We’ve rehearsed a hundred times. Step-step-toe-reach, lean-and-lean-and-touch-and-part.
But today, I couldn’t let him go. On the other side of the gate was treachery, violence, death. I saw bloody swords, broken bodies, dead horses in the mud. He’d die, I was sure of it, and I grabbed his wrist, terrified. His eyes, no longer his own, knew.
“It’s alright,” he whispered, otherworldly, unafraid.
Day 45: Railroad
The train yard painting stands four feet by six, at least.
Listen here. It’s simple.
There’s a gravel railroad bed
a white clapboard shed (green vines creeping)
And three black fuel train cars
All under a pale sky with a corner storm.
We decided we need to have it, though
No wall in our home is big enough.
It will persuade
It will overtake
It will draw us through its signals
There will be a whistle and the slow whine of wheels
And we will be travelers, tic-tac-toeing,
Climbing the ladder ties, riding the spine
Through the wall, away, non-stop.
Day 44: Sing
My friend died, brutally, of cancer.
I’d like to gather my thoughts into an elegant essay on her memory wall, as so many of her friends and family have done.

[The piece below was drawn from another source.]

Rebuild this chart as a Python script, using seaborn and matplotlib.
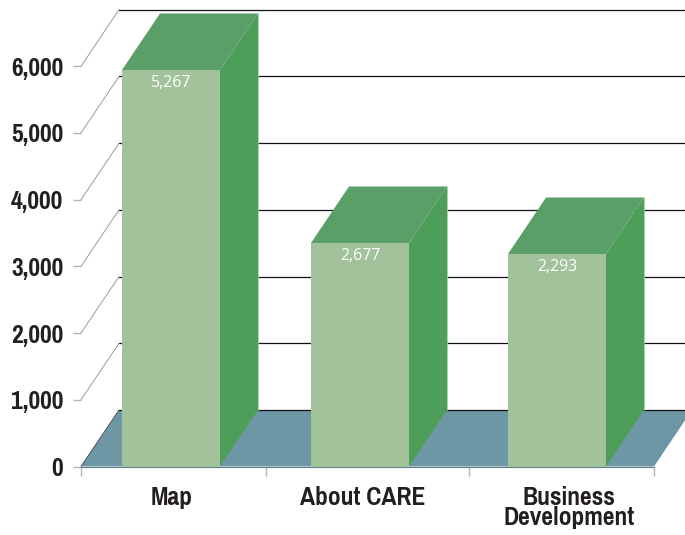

But I don’t want to think about it.
I do, however, sing with her.
See, she had a Disney princess voice that was the centerpiece of several secular and religious singing groups. My relationship with God is like a suffocating wool sweater, itchy and uncomfortable. But singing along to her recordings feels like a pure channel to something beyond all of that.
My friend, my heart still hears you singing.
Day 43: Hillside
Tell your mom not to worry.
I’ll have you back by sundown.
It will be hot, but
I’ve got lemonade in the cooler,
And there’s a shady spot at the edge of the field.
We’ll take the tractor.
Put your hands on the wheel, and I’ll work the pedals.

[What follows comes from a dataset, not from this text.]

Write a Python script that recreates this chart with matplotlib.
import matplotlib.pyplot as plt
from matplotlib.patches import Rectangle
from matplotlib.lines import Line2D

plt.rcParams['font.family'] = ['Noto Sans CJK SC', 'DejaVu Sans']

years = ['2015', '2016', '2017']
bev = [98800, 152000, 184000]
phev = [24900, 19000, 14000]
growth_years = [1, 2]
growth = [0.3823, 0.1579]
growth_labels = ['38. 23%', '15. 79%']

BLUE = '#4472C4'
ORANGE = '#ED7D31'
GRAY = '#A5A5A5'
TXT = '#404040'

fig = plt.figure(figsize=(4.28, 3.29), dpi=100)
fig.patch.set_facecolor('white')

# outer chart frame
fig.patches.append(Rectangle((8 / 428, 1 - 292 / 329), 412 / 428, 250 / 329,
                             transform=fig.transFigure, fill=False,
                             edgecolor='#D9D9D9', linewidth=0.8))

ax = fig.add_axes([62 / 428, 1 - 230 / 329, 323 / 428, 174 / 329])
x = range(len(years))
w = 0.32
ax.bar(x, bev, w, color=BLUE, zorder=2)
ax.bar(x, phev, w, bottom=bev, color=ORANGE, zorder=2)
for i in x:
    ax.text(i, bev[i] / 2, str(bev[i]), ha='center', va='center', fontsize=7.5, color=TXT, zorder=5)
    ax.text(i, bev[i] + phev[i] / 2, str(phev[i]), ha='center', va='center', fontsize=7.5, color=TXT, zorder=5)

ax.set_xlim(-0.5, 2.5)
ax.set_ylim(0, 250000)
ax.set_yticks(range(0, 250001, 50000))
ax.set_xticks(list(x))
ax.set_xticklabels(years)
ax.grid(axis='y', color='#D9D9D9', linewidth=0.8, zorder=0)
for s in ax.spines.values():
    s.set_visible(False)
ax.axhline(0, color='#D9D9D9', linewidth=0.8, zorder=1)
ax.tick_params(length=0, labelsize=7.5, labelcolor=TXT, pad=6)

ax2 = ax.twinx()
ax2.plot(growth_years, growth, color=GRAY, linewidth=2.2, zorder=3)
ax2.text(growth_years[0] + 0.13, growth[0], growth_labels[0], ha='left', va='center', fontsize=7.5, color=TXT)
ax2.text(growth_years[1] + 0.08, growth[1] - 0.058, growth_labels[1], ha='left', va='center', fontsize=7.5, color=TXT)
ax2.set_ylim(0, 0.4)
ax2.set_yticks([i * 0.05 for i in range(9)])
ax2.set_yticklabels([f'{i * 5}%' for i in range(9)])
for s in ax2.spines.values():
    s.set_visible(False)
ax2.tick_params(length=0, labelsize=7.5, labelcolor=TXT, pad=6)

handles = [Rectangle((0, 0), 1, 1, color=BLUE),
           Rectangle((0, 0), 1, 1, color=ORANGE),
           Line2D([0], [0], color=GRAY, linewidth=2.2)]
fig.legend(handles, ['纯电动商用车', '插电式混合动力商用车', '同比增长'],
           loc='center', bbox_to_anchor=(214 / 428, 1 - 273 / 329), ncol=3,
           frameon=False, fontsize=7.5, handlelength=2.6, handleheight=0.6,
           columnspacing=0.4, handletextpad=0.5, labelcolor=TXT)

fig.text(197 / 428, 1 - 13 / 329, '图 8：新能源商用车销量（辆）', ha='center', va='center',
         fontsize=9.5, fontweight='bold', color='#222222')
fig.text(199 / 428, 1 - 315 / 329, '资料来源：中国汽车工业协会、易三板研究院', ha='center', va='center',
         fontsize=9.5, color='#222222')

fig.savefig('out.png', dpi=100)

It’s loud, I know, but I can still hear
The music of your throat,
The pulse in your palm against my hip.
Let me lift you over the mud puddles,
Boost you over the fence.
You can wear my hat, if you want.
I’ll take your handkerchief,
Secretly, from your pocket.
Day 42: Promised 3/?
We’re tucked in the corner of the dugout, the cooler between us. I could kiss him, we’re so close, but the team is on the other side of the fence. And there’s the fact that I promised him I’d never do that again.
Dumbass, I think to myself.
My fingers are about to freeze off from the ice I’ve been holding against his forehead. I pull it away to look at the bruise, now blooming an angry purple and blue.
“Gorgeous,” I say.
He doesn’t reply. Instead, with a half-smile, he traces the trail of water dripping down my arm.
Day 41: Sliding Doors
“Bob,” was a guy I dated in college. We made better friends than significant others. We chatted, partied, danced, tailgated. We fucked, drank, and fought. A lot.
Bob, according to Google, is now living in Los Angeles. He has the job of his dreams directing an entire media division for a large entertainment company (the one with the superheroes). When I learned this, I spent a few minutes considering the what ifs.
And I also considered: what if I’m right where I’m meant to be?
I gaze at my little family asleep on the couch, and feel nothing but relief.